◆ EXERCISE OBJECTIVE:
Leaving out the pictures, transcribe all of the records faithfully.

◆ DATA RECORDS:
* * * * * * * * *

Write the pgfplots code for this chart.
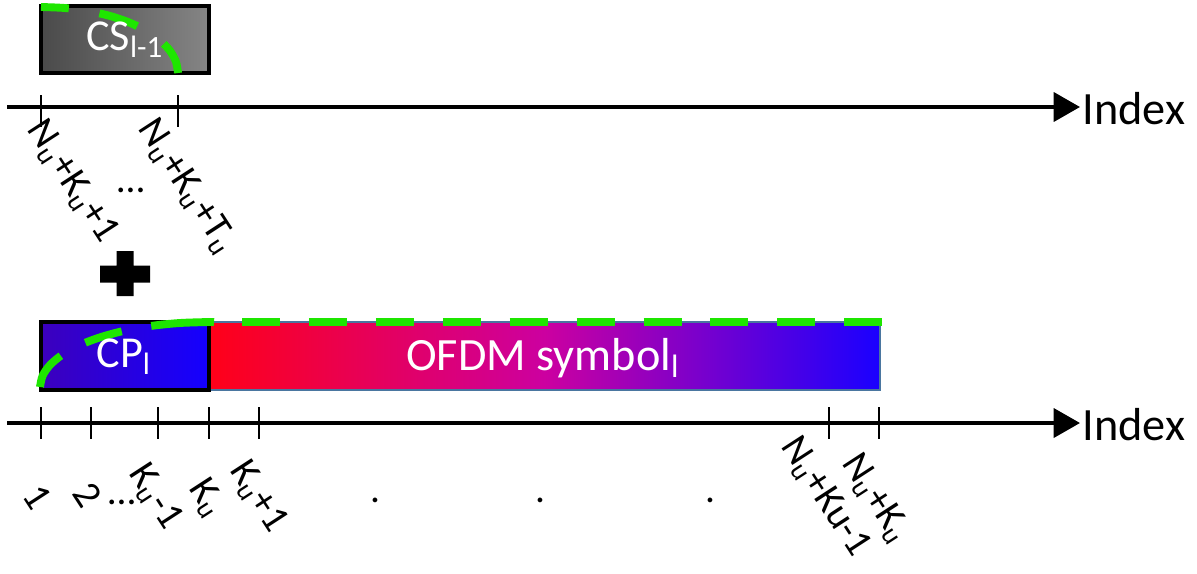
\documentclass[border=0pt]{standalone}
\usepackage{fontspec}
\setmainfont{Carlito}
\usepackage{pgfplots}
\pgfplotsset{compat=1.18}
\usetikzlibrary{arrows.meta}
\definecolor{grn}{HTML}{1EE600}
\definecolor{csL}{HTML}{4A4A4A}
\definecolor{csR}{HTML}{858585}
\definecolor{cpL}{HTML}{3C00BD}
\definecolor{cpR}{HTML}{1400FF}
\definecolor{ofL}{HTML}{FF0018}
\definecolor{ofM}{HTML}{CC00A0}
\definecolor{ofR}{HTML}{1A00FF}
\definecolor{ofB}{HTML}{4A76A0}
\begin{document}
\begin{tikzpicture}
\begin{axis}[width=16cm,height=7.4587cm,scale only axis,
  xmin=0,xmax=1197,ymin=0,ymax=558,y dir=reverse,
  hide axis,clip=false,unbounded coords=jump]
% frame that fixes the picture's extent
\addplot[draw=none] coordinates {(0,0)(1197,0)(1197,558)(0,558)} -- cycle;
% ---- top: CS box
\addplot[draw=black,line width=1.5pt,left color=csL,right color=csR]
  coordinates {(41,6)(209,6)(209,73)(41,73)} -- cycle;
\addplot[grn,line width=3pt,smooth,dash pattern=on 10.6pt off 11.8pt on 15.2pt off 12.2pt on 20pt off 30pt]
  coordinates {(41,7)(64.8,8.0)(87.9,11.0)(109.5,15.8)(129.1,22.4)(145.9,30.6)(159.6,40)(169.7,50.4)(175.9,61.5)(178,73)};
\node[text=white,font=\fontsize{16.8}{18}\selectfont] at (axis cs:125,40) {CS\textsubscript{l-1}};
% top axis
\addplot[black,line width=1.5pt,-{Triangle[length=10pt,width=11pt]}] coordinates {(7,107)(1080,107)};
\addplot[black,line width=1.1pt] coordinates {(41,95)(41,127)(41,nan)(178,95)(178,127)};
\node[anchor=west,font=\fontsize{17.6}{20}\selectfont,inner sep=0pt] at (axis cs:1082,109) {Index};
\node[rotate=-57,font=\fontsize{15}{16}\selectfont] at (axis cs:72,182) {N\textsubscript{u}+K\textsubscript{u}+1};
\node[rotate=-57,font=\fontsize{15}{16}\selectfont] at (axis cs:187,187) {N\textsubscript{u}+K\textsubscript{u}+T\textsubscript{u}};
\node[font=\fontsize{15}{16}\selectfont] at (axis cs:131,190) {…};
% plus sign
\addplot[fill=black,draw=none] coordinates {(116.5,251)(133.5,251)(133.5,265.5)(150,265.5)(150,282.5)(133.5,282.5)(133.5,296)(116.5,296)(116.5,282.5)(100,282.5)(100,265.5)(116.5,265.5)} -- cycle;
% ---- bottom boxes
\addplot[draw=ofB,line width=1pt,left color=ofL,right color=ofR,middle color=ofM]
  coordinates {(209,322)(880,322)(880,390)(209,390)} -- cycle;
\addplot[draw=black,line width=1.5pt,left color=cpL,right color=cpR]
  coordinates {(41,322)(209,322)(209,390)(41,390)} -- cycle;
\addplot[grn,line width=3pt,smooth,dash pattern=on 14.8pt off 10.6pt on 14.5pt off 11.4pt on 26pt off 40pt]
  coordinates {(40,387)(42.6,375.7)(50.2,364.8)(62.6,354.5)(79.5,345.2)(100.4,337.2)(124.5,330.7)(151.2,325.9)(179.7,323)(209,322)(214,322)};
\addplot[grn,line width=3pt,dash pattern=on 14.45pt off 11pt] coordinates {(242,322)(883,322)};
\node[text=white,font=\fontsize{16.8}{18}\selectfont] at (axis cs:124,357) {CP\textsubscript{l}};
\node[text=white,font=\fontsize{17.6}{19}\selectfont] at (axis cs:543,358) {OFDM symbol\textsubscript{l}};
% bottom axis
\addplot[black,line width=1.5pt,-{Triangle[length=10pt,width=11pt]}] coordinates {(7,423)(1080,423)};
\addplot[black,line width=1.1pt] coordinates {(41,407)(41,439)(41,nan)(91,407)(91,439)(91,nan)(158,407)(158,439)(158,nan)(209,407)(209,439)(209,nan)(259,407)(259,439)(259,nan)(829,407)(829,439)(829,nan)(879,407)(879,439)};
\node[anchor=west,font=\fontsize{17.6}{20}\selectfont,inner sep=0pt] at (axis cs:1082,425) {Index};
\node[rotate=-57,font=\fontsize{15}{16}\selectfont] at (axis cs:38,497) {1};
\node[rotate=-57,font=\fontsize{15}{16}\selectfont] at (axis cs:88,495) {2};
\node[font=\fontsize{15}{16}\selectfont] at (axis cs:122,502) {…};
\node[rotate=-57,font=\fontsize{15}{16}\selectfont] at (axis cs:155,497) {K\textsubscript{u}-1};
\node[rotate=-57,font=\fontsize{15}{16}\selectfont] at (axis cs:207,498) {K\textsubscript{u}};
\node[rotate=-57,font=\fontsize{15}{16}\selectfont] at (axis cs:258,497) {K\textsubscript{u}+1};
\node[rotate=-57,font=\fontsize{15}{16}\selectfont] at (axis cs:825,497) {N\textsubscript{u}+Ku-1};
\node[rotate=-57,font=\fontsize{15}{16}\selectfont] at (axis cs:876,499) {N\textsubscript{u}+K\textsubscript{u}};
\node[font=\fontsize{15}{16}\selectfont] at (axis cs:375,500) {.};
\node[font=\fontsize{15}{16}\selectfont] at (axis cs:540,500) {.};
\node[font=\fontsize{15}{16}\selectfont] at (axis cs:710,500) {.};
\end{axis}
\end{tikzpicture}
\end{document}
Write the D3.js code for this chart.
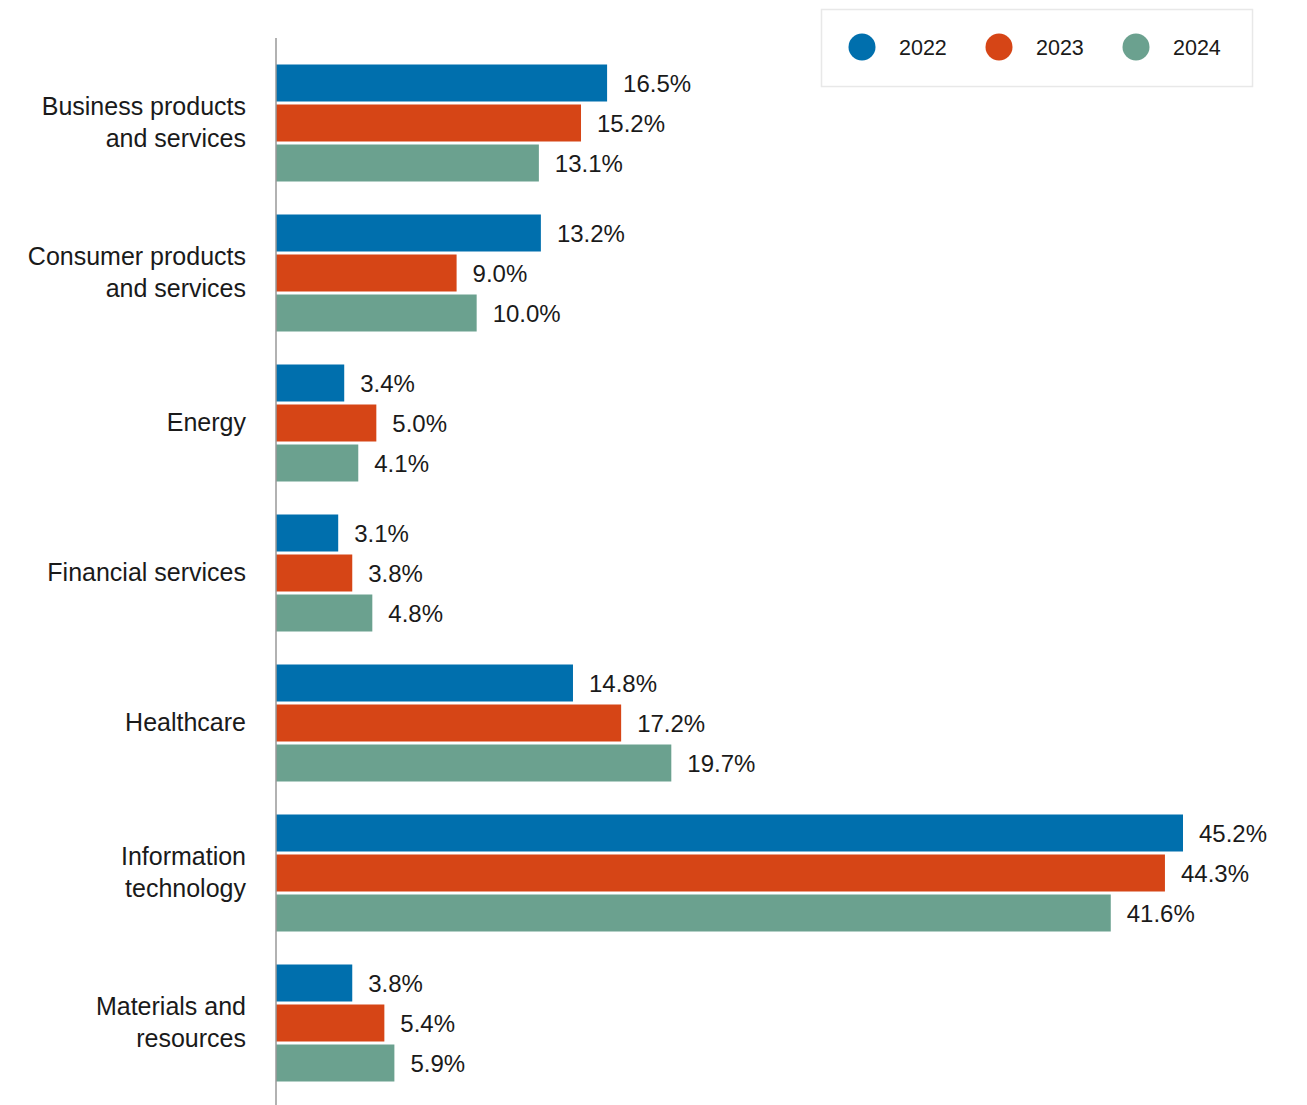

* * * * * * * * *

◆ SOLUTION FOR THIS EXERCISE:
Write the pgfplots code for this chart.
\documentclass[border=0pt]{standalone}
\usepackage{fontspec}
\setmainfont{Carlito}
\usepackage{pgfplots}
\pgfplotsset{compat=1.18}
\usetikzlibrary{arrows.meta}
\definecolor{grn}{HTML}{1EE600}
\definecolor{csL}{HTML}{4A4A4A}
\definecolor{csR}{HTML}{858585}
\definecolor{cpL}{HTML}{3C00BD}
\definecolor{cpR}{HTML}{1400FF}
\definecolor{ofL}{HTML}{FF0018}
\definecolor{ofM}{HTML}{CC00A0}
\definecolor{ofR}{HTML}{1A00FF}
\definecolor{ofB}{HTML}{4A76A0}
\begin{document}
\begin{tikzpicture}
\begin{axis}[width=16cm,height=7.4587cm,scale only axis,
  xmin=0,xmax=1197,ymin=0,ymax=558,y dir=reverse,
  hide axis,clip=false,unbounded coords=jump]
% frame that fixes the picture's extent
\addplot[draw=none] coordinates {(0,0)(1197,0)(1197,558)(0,558)} -- cycle;
% ---- top: CS box
\addplot[draw=black,line width=1.5pt,left color=csL,right color=csR]
  coordinates {(41,6)(209,6)(209,73)(41,73)} -- cycle;
\addplot[grn,line width=3pt,smooth,dash pattern=on 10.6pt off 11.8pt on 15.2pt off 12.2pt on 20pt off 30pt]
  coordinates {(41,7)(64.8,8.0)(87.9,11.0)(109.5,15.8)(129.1,22.4)(145.9,30.6)(159.6,40)(169.7,50.4)(175.9,61.5)(178,73)};
\node[text=white,font=\fontsize{16.8}{18}\selectfont] at (axis cs:125,40) {CS\textsubscript{l-1}};
% top axis
\addplot[black,line width=1.5pt,-{Triangle[length=10pt,width=11pt]}] coordinates {(7,107)(1080,107)};
\addplot[black,line width=1.1pt] coordinates {(41,95)(41,127)(41,nan)(178,95)(178,127)};
\node[anchor=west,font=\fontsize{17.6}{20}\selectfont,inner sep=0pt] at (axis cs:1082,109) {Index};
\node[rotate=-57,font=\fontsize{15}{16}\selectfont] at (axis cs:72,182) {N\textsubscript{u}+K\textsubscript{u}+1};
\node[rotate=-57,font=\fontsize{15}{16}\selectfont] at (axis cs:187,187) {N\textsubscript{u}+K\textsubscript{u}+T\textsubscript{u}};
\node[font=\fontsize{15}{16}\selectfont] at (axis cs:131,190) {…};
% plus sign
\addplot[fill=black,draw=none] coordinates {(116.5,251)(133.5,251)(133.5,265.5)(150,265.5)(150,282.5)(133.5,282.5)(133.5,296)(116.5,296)(116.5,282.5)(100,282.5)(100,265.5)(116.5,265.5)} -- cycle;
% ---- bottom boxes
\addplot[draw=ofB,line width=1pt,left color=ofL,right color=ofR,middle color=ofM]
  coordinates {(209,322)(880,322)(880,390)(209,390)} -- cycle;
\addplot[draw=black,line width=1.5pt,left color=cpL,right color=cpR]
  coordinates {(41,322)(209,322)(209,390)(41,390)} -- cycle;
\addplot[grn,line width=3pt,smooth,dash pattern=on 14.8pt off 10.6pt on 14.5pt off 11.4pt on 26pt off 40pt]
  coordinates {(40,387)(42.6,375.7)(50.2,364.8)(62.6,354.5)(79.5,345.2)(100.4,337.2)(124.5,330.7)(151.2,325.9)(179.7,323)(209,322)(214,322)};
\addplot[grn,line width=3pt,dash pattern=on 14.45pt off 11pt] coordinates {(242,322)(883,322)};
\node[text=white,font=\fontsize{16.8}{18}\selectfont] at (axis cs:124,357) {CP\textsubscript{l}};
\node[text=white,font=\fontsize{17.6}{19}\selectfont] at (axis cs:543,358) {OFDM symbol\textsubscript{l}};
% bottom axis
\addplot[black,line width=1.5pt,-{Triangle[length=10pt,width=11pt]}] coordinates {(7,423)(1080,423)};
\addplot[black,line width=1.1pt] coordinates {(41,407)(41,439)(41,nan)(91,407)(91,439)(91,nan)(158,407)(158,439)(158,nan)(209,407)(209,439)(209,nan)(259,407)(259,439)(259,nan)(829,407)(829,439)(829,nan)(879,407)(879,439)};
\node[anchor=west,font=\fontsize{17.6}{20}\selectfont,inner sep=0pt] at (axis cs:1082,425) {Index};
\node[rotate=-57,font=\fontsize{15}{16}\selectfont] at (axis cs:38,497) {1};
\node[rotate=-57,font=\fontsize{15}{16}\selectfont] at (axis cs:88,495) {2};
\node[font=\fontsize{15}{16}\selectfont] at (axis cs:122,502) {…};
\node[rotate=-57,font=\fontsize{15}{16}\selectfont] at (axis cs:155,497) {K\textsubscript{u}-1};
\node[rotate=-57,font=\fontsize{15}{16}\selectfont] at (axis cs:207,498) {K\textsubscript{u}};
\node[rotate=-57,font=\fontsize{15}{16}\selectfont] at (axis cs:258,497) {K\textsubscript{u}+1};
\node[rotate=-57,font=\fontsize{15}{16}\selectfont] at (axis cs:825,497) {N\textsubscript{u}+Ku-1};
\node[rotate=-57,font=\fontsize{15}{16}\selectfont] at (axis cs:876,499) {N\textsubscript{u}+K\textsubscript{u}};
\node[font=\fontsize{15}{16}\selectfont] at (axis cs:375,500) {.};
\node[font=\fontsize{15}{16}\selectfont] at (axis cs:540,500) {.};
\node[font=\fontsize{15}{16}\selectfont] at (axis cs:710,500) {.};
\end{axis}
\end{tikzpicture}
\end{document}
Write the D3.js code for this chart.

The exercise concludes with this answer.